Modou ha attraversato il Mar Mediterraneo con altre 140 persone su un gommone a mezzanotte. Tra gli altri passeggeri c’erano più di dieci donne e due bambini di appena 5 o 6 anni.

Gli ho chiesto cosa si prova ad attraversare il Mediterraneo a notte fonda.

“È un suicidio. Attraversare il Mediterraneo su quei gommoni è un suicidio. Io lo considero così. Viste quante persone ci sono su ogni gommone e il tipo di imbarcazione, quel viaggio è davvero un suicidio.”

L’unica cosa che si vedevano erano le stelle. Modou ricorda vivamente la paura provata durante la traversata.

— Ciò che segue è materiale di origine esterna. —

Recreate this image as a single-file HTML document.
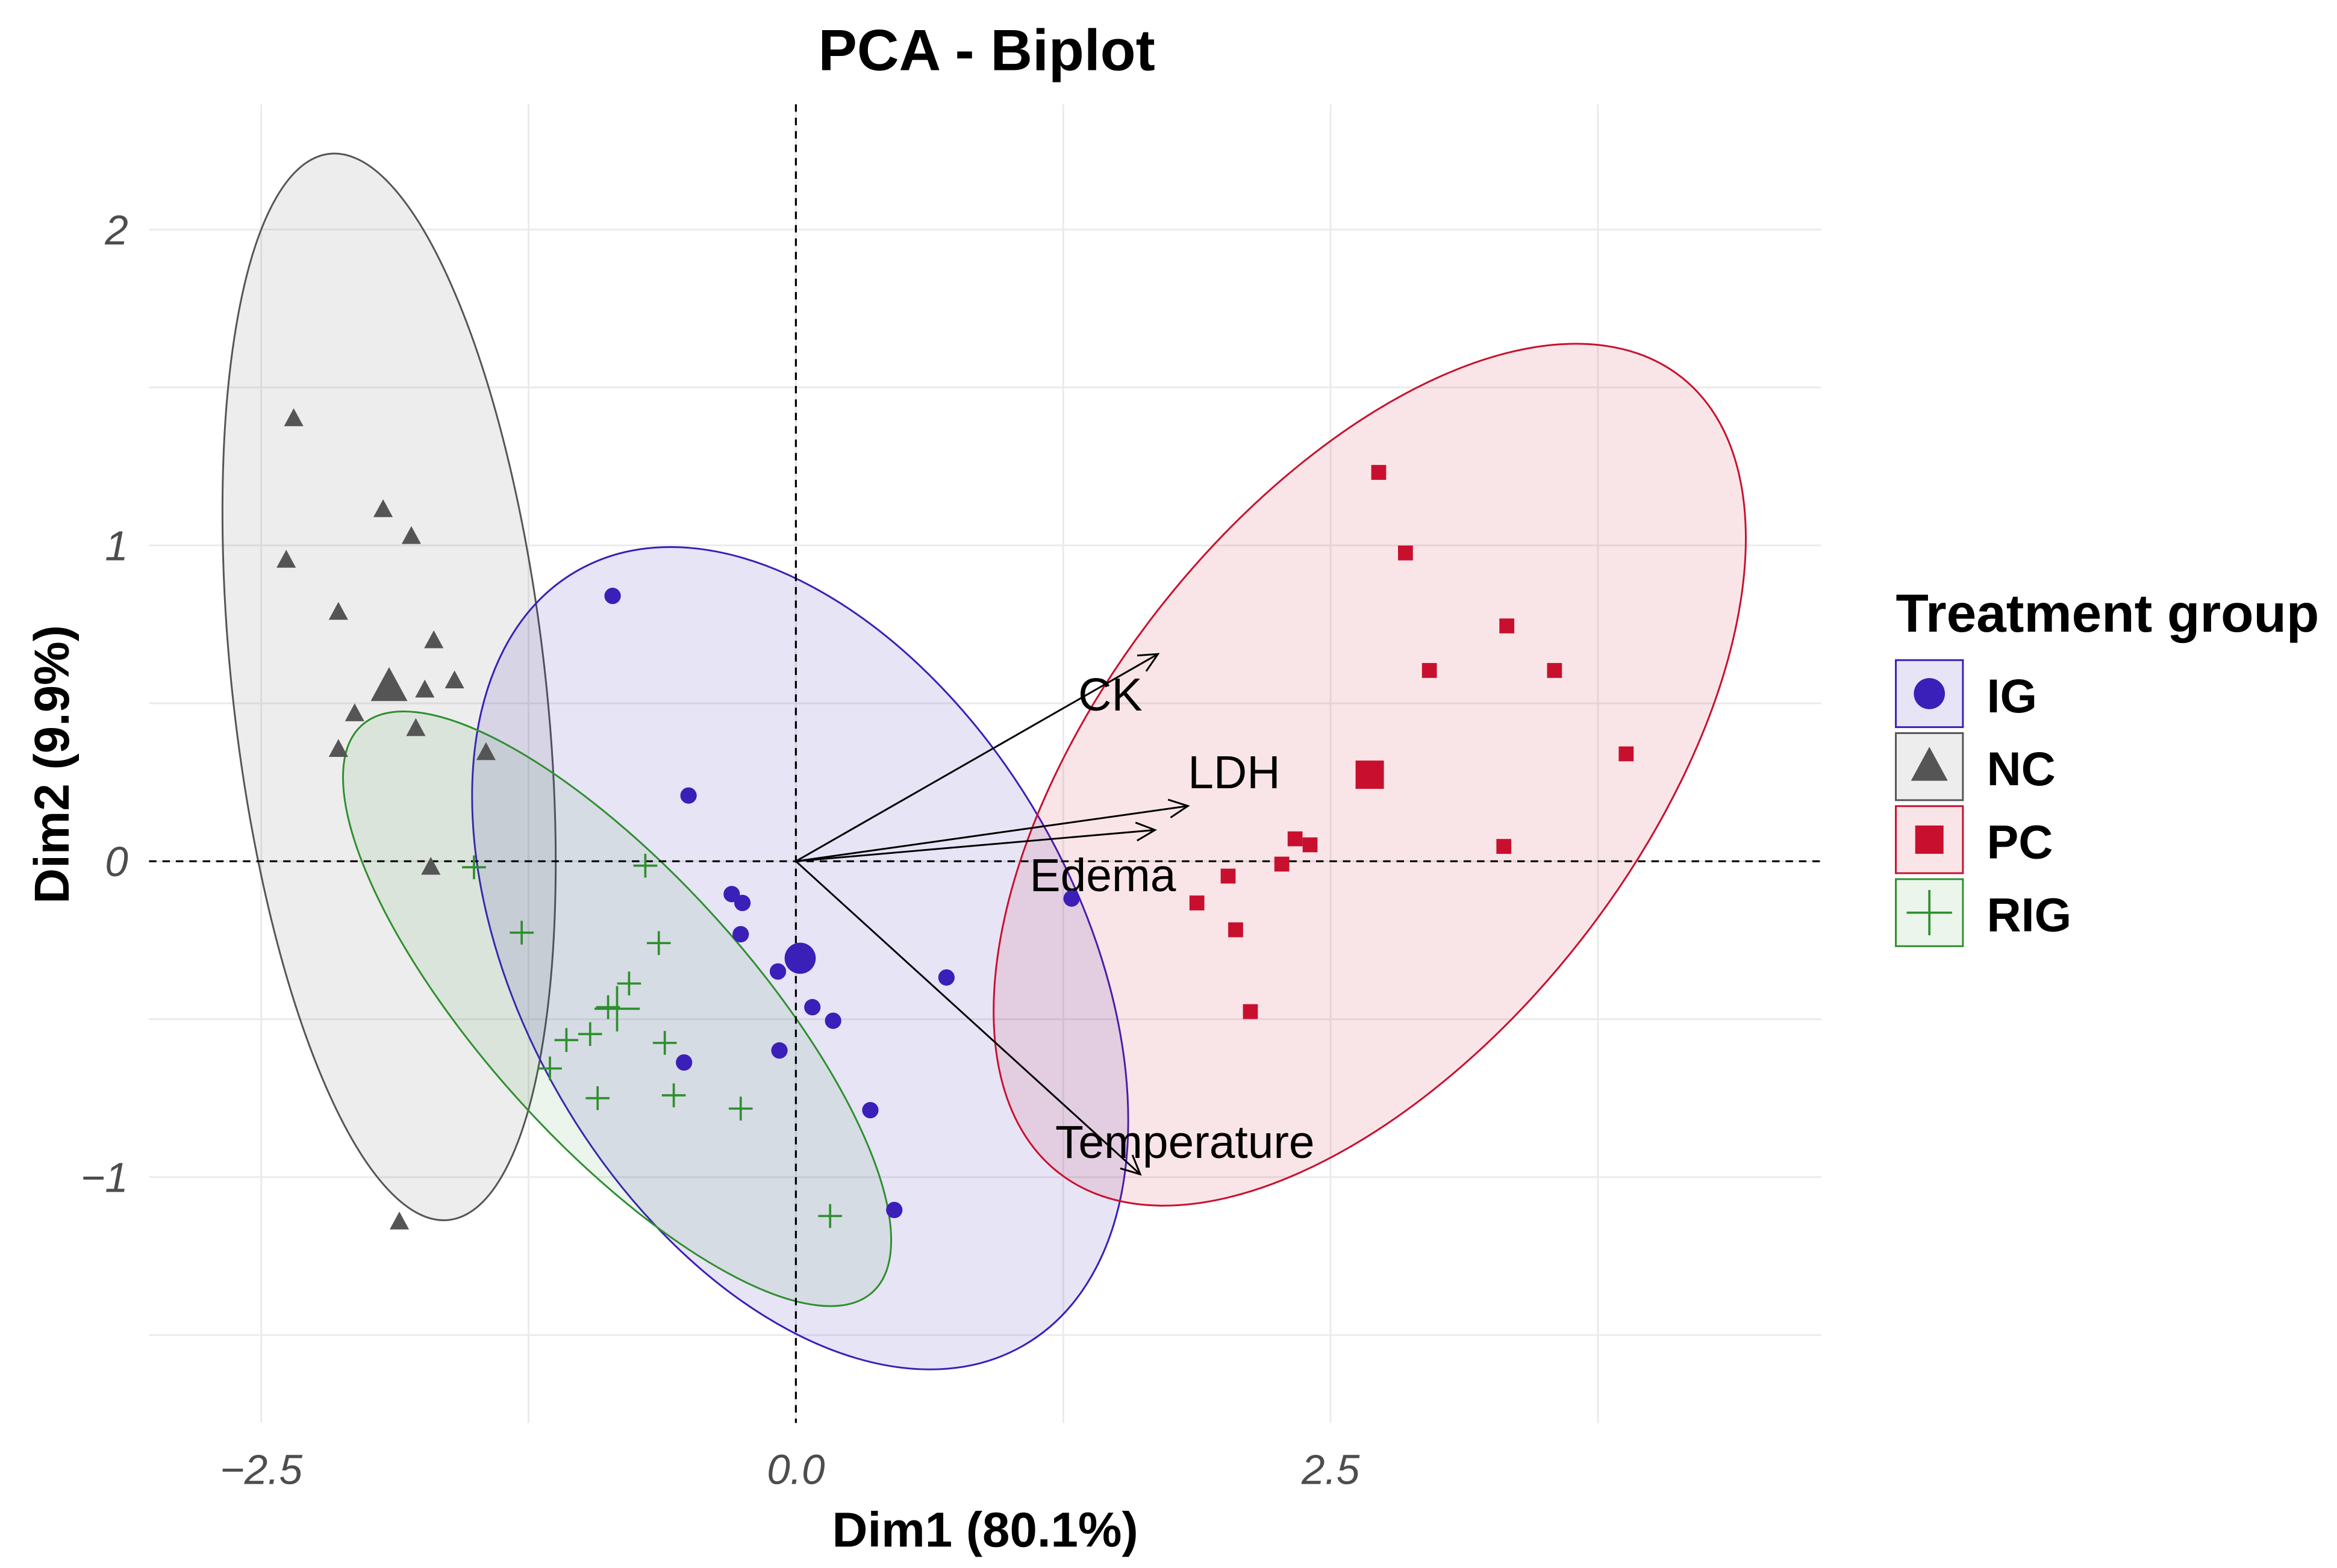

Sono rimasti in mare per otto o dieci ore. Sono poi stati salvati da un’imbarcazione tedesca che li ha trasferiti alla Guardia Costiera. Sono approdati a Lampedusa il 29 Ottobre 2016.

Appena arrivato ha chiamato sua sorella e suo padre; la sua famiglia lo aveva dato per morto perché non avevano ricevuto sue notizie per mesi. Modou ricorda la gioia dei suoi familiari nel sentire la sua voce.

Per ironia della sorte, Modou mi ha detto che in Gambia era un funzionario pubblico nell’ufficio immigrazione. Ora vuole andare a scuola visto che non ha mai avuto l’opportunità di frequentarla in Gambia.

Modou è altissimo e quando lo prendo in giro su come svetta su tutti per la strada lui risponde con grande umorismo. La sua squadra di calcio preferita è l’Arsenal F.C.

Modou è un essere umano straordinario.